Lonely Planet Writer

An Amsterdam prison is being transformed into an eco-friendly neighbourhood

An exciting regenerative project is planned for early 2018 in the heart of Amsterdam. Under the steer of architectural firm OMA, Bijlmer Bajes – a former prison complex – will be transformed into a lush, green, eco-friendly neighbourhood with 1350 residential units. OMA’s partner architect David Gianotten explains how the idea came about. “For the past two decades, the Dutch prison population has decreased, leading to empty cells and inefficiently organised prison complexes. To re-organise the system, the Dutch government decided to gradually close and redevelop several prisons in the country.”

Former Amsterdam jail to become an eco-friendly neighbourhood
The new car-free environment will have lots of lush garden space. Image courtesy of OMA

“Bijlmer Bajes closed in 2016,” he continues. “Whilst the complex located in the centre of Amsterdam was underused, the pressure on the housing market in the surrounding areas has become very large. Regenerating the Bijlmerbajes into a residential area can thus create the much-needed housing in this very central and attractive location in Amsterdam.”

Eco-friendly neighbourhood planned for old Amsterdam prison site
There’ll be 1350 new residential units in this pretty new neighbourhood. Image courtesy of OMA

For OMA, ensuring the new neighbourhood is as green as possible is the main priority. “The complex will become a largely car-free environment,” says David, “with gardens and spaces for recreation and fitness. One of the existing towers will be transformed into a Green Tower, containing a vertical public park that showcases Dutch urban farming concepts. Besides injecting pleasurable green, civic and cultural spaces at the heart of Amsterdam’s newly developing urban business district, reuse of current building materials and achieving energy neutrality are also key parts of the redevelopment plans.”

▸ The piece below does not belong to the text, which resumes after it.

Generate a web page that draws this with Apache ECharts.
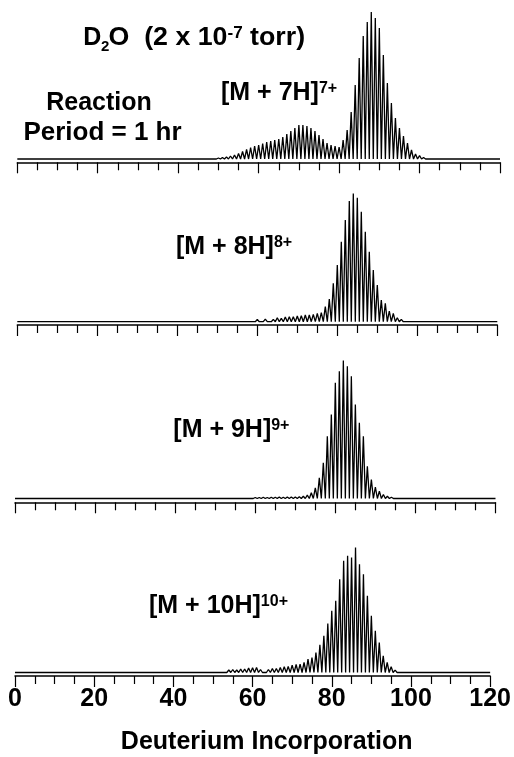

The former prison complex will retain many of its original features
David plans to preserve many of the complex’s original features. Image courtesy of OMA

Though the project is a massive overhaul of the old complex, David is keen to maintain some original features “In OMA’s masterplan, several structures of the former prison are preserved, such as the main administration building, boiler room, the prison church, and the central spine that currently links all buildings. Two new towers will be built in the footprint of existing prison towers, and the complex will be opened up to its surroundings through new pedestrian and cycle bridges.”